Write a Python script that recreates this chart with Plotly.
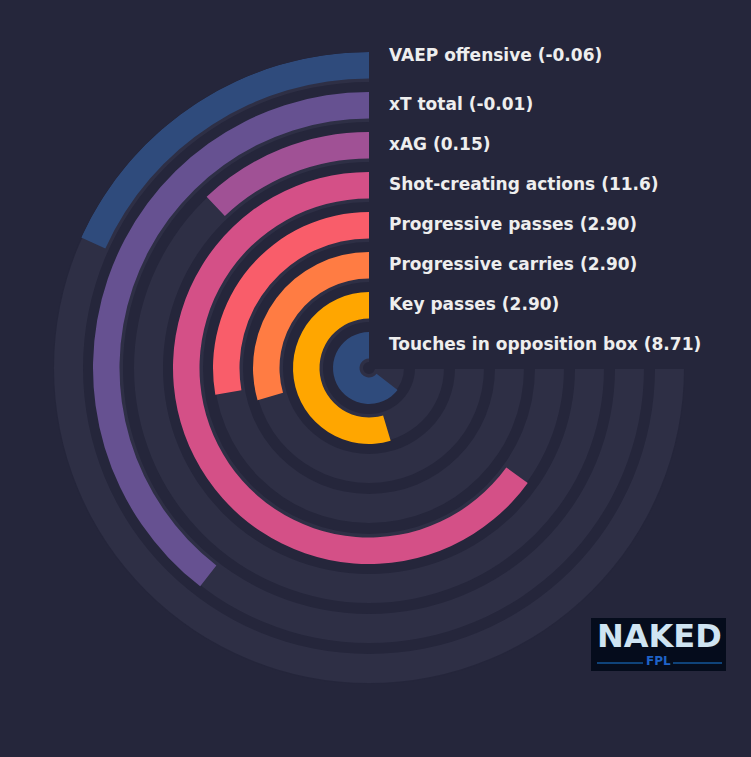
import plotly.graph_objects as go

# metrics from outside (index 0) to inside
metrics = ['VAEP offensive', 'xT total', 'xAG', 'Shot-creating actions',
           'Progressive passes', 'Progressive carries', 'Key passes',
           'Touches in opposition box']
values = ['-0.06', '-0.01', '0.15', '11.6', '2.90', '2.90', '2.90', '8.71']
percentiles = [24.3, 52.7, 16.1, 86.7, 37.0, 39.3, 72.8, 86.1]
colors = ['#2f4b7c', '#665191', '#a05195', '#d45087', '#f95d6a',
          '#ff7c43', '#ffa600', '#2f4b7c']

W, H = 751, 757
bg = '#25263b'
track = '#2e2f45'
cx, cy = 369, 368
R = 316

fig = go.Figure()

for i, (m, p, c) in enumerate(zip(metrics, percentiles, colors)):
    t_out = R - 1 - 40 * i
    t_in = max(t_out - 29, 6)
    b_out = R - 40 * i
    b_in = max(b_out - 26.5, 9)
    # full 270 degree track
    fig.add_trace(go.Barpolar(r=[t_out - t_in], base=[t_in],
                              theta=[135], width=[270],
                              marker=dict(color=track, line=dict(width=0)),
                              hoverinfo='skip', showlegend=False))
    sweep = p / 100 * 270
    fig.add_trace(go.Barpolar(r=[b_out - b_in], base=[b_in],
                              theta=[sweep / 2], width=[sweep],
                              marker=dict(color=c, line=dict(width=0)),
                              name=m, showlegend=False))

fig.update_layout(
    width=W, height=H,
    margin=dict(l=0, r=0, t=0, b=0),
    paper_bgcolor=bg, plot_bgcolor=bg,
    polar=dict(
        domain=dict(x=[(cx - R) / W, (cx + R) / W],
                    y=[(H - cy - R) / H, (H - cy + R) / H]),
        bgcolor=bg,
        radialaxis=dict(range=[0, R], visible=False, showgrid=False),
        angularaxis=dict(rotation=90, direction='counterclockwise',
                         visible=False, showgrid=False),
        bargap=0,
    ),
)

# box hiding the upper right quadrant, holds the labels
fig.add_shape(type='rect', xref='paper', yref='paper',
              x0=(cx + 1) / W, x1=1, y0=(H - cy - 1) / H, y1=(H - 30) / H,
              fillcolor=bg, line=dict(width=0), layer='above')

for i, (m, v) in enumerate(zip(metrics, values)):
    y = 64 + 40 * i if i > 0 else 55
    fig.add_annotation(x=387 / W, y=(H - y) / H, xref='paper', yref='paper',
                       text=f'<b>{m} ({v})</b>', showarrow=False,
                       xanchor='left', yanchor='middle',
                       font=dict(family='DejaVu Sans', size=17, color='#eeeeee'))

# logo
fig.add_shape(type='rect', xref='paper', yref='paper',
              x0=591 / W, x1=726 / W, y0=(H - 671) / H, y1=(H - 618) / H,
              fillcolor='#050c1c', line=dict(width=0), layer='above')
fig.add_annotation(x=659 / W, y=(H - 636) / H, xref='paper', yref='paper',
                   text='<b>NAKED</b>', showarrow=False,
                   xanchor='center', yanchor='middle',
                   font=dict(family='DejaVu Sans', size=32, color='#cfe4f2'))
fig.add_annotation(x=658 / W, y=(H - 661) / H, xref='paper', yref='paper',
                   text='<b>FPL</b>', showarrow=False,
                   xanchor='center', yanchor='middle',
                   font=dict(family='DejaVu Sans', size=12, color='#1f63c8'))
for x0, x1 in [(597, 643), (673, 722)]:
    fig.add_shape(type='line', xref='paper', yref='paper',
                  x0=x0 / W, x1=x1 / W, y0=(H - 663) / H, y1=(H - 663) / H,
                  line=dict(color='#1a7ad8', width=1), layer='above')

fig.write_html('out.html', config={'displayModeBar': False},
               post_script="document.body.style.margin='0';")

### [STATED TASK]
All of the data above should be quoted exactly, except for the pictures.

### [CORRECT RESULT]
Write a Python script that recreates this chart with Plotly.
import plotly.graph_objects as go

# metrics from outside (index 0) to inside
metrics = ['VAEP offensive', 'xT total', 'xAG', 'Shot-creating actions',
           'Progressive passes', 'Progressive carries', 'Key passes',
           'Touches in opposition box']
values = ['-0.06', '-0.01', '0.15', '11.6', '2.90', '2.90', '2.90', '8.71']
percentiles = [24.3, 52.7, 16.1, 86.7, 37.0, 39.3, 72.8, 86.1]
colors = ['#2f4b7c', '#665191', '#a05195', '#d45087', '#f95d6a',
          '#ff7c43', '#ffa600', '#2f4b7c']

W, H = 751, 757
bg = '#25263b'
track = '#2e2f45'
cx, cy = 369, 368
R = 316

fig = go.Figure()

for i, (m, p, c) in enumerate(zip(metrics, percentiles, colors)):
    t_out = R - 1 - 40 * i
    t_in = max(t_out - 29, 6)
    b_out = R - 40 * i
    b_in = max(b_out - 26.5, 9)
    # full 270 degree track
    fig.add_trace(go.Barpolar(r=[t_out - t_in], base=[t_in],
                              theta=[135], width=[270],
                              marker=dict(color=track, line=dict(width=0)),
                              hoverinfo='skip', showlegend=False))
    sweep = p / 100 * 270
    fig.add_trace(go.Barpolar(r=[b_out - b_in], base=[b_in],
                              theta=[sweep / 2], width=[sweep],
                              marker=dict(color=c, line=dict(width=0)),
                              name=m, showlegend=False))

fig.update_layout(
    width=W, height=H,
    margin=dict(l=0, r=0, t=0, b=0),
    paper_bgcolor=bg, plot_bgcolor=bg,
    polar=dict(
        domain=dict(x=[(cx - R) / W, (cx + R) / W],
                    y=[(H - cy - R) / H, (H - cy + R) / H]),
        bgcolor=bg,
        radialaxis=dict(range=[0, R], visible=False, showgrid=False),
        angularaxis=dict(rotation=90, direction='counterclockwise',
                         visible=False, showgrid=False),
        bargap=0,
    ),
)

# box hiding the upper right quadrant, holds the labels
fig.add_shape(type='rect', xref='paper', yref='paper',
              x0=(cx + 1) / W, x1=1, y0=(H - cy - 1) / H, y1=(H - 30) / H,
              fillcolor=bg, line=dict(width=0), layer='above')

for i, (m, v) in enumerate(zip(metrics, values)):
    y = 64 + 40 * i if i > 0 else 55
    fig.add_annotation(x=387 / W, y=(H - y) / H, xref='paper', yref='paper',
                       text=f'<b>{m} ({v})</b>', showarrow=False,
                       xanchor='left', yanchor='middle',
                       font=dict(family='DejaVu Sans', size=17, color='#eeeeee'))

# logo
fig.add_shape(type='rect', xref='paper', yref='paper',
              x0=591 / W, x1=726 / W, y0=(H - 671) / H, y1=(H - 618) / H,
              fillcolor='#050c1c', line=dict(width=0), layer='above')
fig.add_annotation(x=659 / W, y=(H - 636) / H, xref='paper', yref='paper',
                   text='<b>NAKED</b>', showarrow=False,
                   xanchor='center', yanchor='middle',
                   font=dict(family='DejaVu Sans', size=32, color='#cfe4f2'))
fig.add_annotation(x=658 / W, y=(H - 661) / H, xref='paper', yref='paper',
                   text='<b>FPL</b>', showarrow=False,
                   xanchor='center', yanchor='middle',
                   font=dict(family='DejaVu Sans', size=12, color='#1f63c8'))
for x0, x1 in [(597, 643), (673, 722)]:
    fig.add_shape(type='line', xref='paper', yref='paper',
                  x0=x0 / W, x1=x1 / W, y0=(H - 663) / H, y1=(H - 663) / H,
                  line=dict(color='#1a7ad8', width=1), layer='above')

fig.write_html('out.html', config={'displayModeBar': False},
               post_script="document.body.style.margin='0';")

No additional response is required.